Parsons Boy mentioned Hermes’s proposed launch of Shang Xia 上下, a new label that carries Chinese-inspired ready-to-wear and items. Shang Xia will leverage on the Hermes tradition (or brand, really), but employ Chinese materials and artisanal techniques. Prices will be lower than that of Hermes’s.
I really wonder if it’ll work — selling Chinese-inspired things to a Chinese market, especially at a time when the Chinese seem to want material items that seem to reflect French / Italian luxury. A couple of years ago, I read a couple of books on the Japanese fervour for continental luxury in the ’80s and ’90s. The authors noted that the Japanese would buy pearls from just about anywhere foreign — except Mikimoto, a Japanese label.

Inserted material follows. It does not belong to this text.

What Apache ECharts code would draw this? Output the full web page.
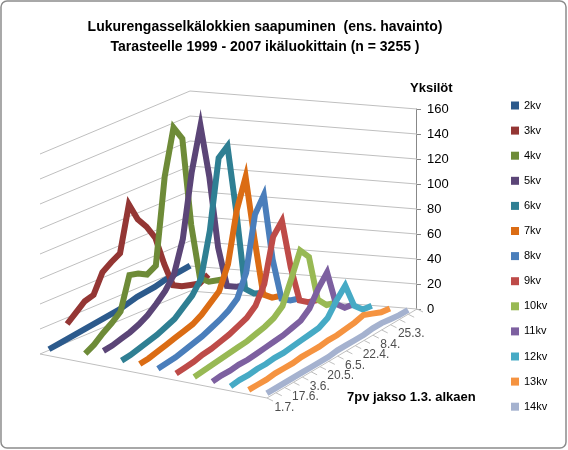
<!DOCTYPE html>
<html><head><meta charset="utf-8">
<script src="https://cdn.jsdelivr.net/npm/echarts@6/dist/echarts.min.js"></script>
<style>html,body{margin:0;padding:0;background:#fff}#c{width:568px;height:450px}</style>
</head><body><div id="c"></div>
<script>
const weeks = ['11.3.','18.3.','25.3.','1.4.','8.4.','15.4.','22.4.','29.4.','6.5.','13.5.','20.5.','27.5.','3.6.','10.6.','17.6.','24.6.','1.7.'];
const weekLabels = ['25.3.','8.4.','22.4.','6.5.','20.5.','3.6.','17.6.','1.7.'];
const yTicks = [0,20,40,60,80,100,120,140,160];
const seriesNames = ['2kv','3kv','4kv','5kv','6kv','7kv','8kv','9kv','10kv','11kv','12kv','13kv','14kv'];
const colors = ['#2C5A8C','#943634','#6E8B38','#5B4577','#2F7F93','#DB6C14','#4A7EBB','#BE4B48','#98B954','#7D60A0','#46AAC5','#F59340','#A5B2CF'];
const v2 = [22,21,20,19,17,16,15,13,11,10,9,8,7,6,5,4,3];
const v3 = [16,12,14,16,20,40,64,76,85,100,64,60,55,40,38,32,26];
const v4 = [14,16,18,24,70,142,154,118,50,46,50,52,26,20,15,9,5];
const v5 = [10,12,16,50,110,154,120,70,45,35,28,22,18,15,13,11,10];
const v6 = [5,8,15,80,136,130,75,40,30,24,18,15,12,10,8,6,5];
const v7 = [4,6,12,60,113,90,50,32,26,20,16,14,12,10,8,6,5];
const v8 = [3,5,10,45,100,88,45,28,22,18,15,12,10,8,6,5,4];
const v9 = [3,5,10,40,81,72,38,24,18,15,12,10,8,7,5,4,3];
const v10 = [2,4,12,50,59,40,22,16,13,11,9,8,7,6,5,4,3];
const v11 = [2,3,10,39,30,18,12,10,8,7,6,5,4,4,3,3,2];
const v12 = [2,3,10,30,22,12,8,7,6,5,4,4,3,3,2,2,1];
const v13 = [1,2,5,8,6,5,4,4,3,3,3,2,2,2,1,1,1];
const v14 = [1,1,2,3,3,2,2,2,2,1,1,1,1,1,1,1,1];
const values = [v2,v3,v4,v5,v6,v7,v8,v9,v10,v11,v12,v13,v14];

// oblique projection of the 3D box (layout)
const A=[190,291],B=[417,309],F=[40,354],G=[267,398],VS=1.25;
function P(u,f,v){
  const x=A[0]*(1-u)*(1-f)+B[0]*u*(1-f)+F[0]*(1-u)*f+G[0]*u*f;
  const y=A[1]*(1-u)*(1-f)+B[1]*u*(1-f)+F[1]*(1-u)*f+G[1]*u*f;
  return [x,y-VS*v];
}
const nW=weeks.length, nS=seriesNames.length;
const series=[];
const wallStyle={color:'#bfbfbf',width:1};
yTicks.forEach(t=>{
  series.push({type:'line',symbol:'none',silent:true,lineStyle:wallStyle,data:[P(0,1,t),P(0,0,t),P(1,0,t)],z:1});
});
series.push({type:'line',symbol:'none',silent:true,lineStyle:wallStyle,data:[P(0,1,0),P(1,1,0),P(1,0,0)],z:1});
for(let i=0;i<=nW;i++){
  const p=P(1,i/nW,0);
  series.push({type:'line',symbol:'none',silent:true,lineStyle:wallStyle,data:[p,[p[0]+6,p[1]+3]],z:1});
}
values.forEach((arr,s)=>{
  const u=(s+0.25)/12.5;
  series.push({name:seriesNames[s],type:'line',symbol:'none',z:2+s,
    lineStyle:{width:6,color:colors[s],join:'miter'},itemStyle:{color:colors[s]},
    data:arr.map((v,i)=>P(u,(i+0.5)/nW,v))});
});
series.push({type:'scatter',symbolSize:0,silent:true,z:30,
  label:{show:true,position:'right',formatter:p=>p.data.name,fontSize:12,color:'#222',fontFamily:'Liberation Sans',offset:[-2,12]},
  data:weeks.map((w,i)=>({name:w,value:P(1,(i+0.5)/nW,0)})).filter(d=>weekLabels.includes(d.name))});

const chart=echarts.init(document.getElementById('c'));
chart.setOption({
  animation:false,
  textStyle:{fontFamily:'Liberation Sans'},
  title:{text:'Lukurengasselkälokkien saapuminen  (ens. havainto)\nTarasteelle 1999 - 2007 ikäluokittain (n = 3255 )',
    left:260,top:12,textAlign:'center',textStyle:{fontSize:14,fontWeight:'bold',lineHeight:20,color:'#000'}},
  grid:[{left:0,top:0,width:568,height:450},{left:416,top:109,width:1,height:200}],
  xAxis:[{type:'value',min:0,max:568,show:false,gridIndex:0},{type:'value',show:false,gridIndex:1}],
  yAxis:[{type:'value',min:0,max:450,inverse:true,show:false,gridIndex:0},
    {type:'value',gridIndex:1,position:'right',min:0,max:160,interval:20,splitLine:{show:false},
     axisLine:{show:true,lineStyle:{color:'#888'}},axisTick:{show:true,length:5,lineStyle:{color:'#888'}},
     axisLabel:{fontSize:13,color:'#000',margin:10},
     name:'Yksilöt',nameLocation:'end',nameGap:14,nameTextStyle:{fontSize:13,fontWeight:'bold',color:'#000',align:'left',padding:[0,0,0,-6]}}],
  legend:{orient:'vertical',left:506,top:95,itemWidth:8,itemHeight:8,itemGap:14.1,icon:'rect',
    data:seriesNames,textStyle:{fontSize:11,color:'#000'}},
  graphic:[
    {type:'rect',shape:{x:1,y:1,width:565,height:447,r:6},style:{fill:'none',stroke:'#8c8c8c',lineWidth:1.5},silent:true},
    {type:'text',left:347,top:391,style:{text:'7pv jakso 1.3. alkaen',font:'bold 13px Liberation Sans',fill:'#000'}}
  ],
  series:series
});
</script></body></html>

Now, we’re selling Chinese-made, Chinese-inspired things to the Chinese at French prices?
In its defence, though, Hermes’s new venture might just end up recreating (or overshadowing) the Shanghai Tang success story. I say this with the assumption that SX will target the same market segment that Shanghai Tang does (a generous assumption) — or create demand from a separate segment. Have a feeling it might do better in Paris than it will in China.
Even if it is a huge success, will Hermes have to face bigger intellectual property issues? Also, is this an equity joint-venture? A contractual joint-venture? A wholly-owned foreign enterprise? It’d be interesting to see how its legal department answers the various legal challenges this new venture poses!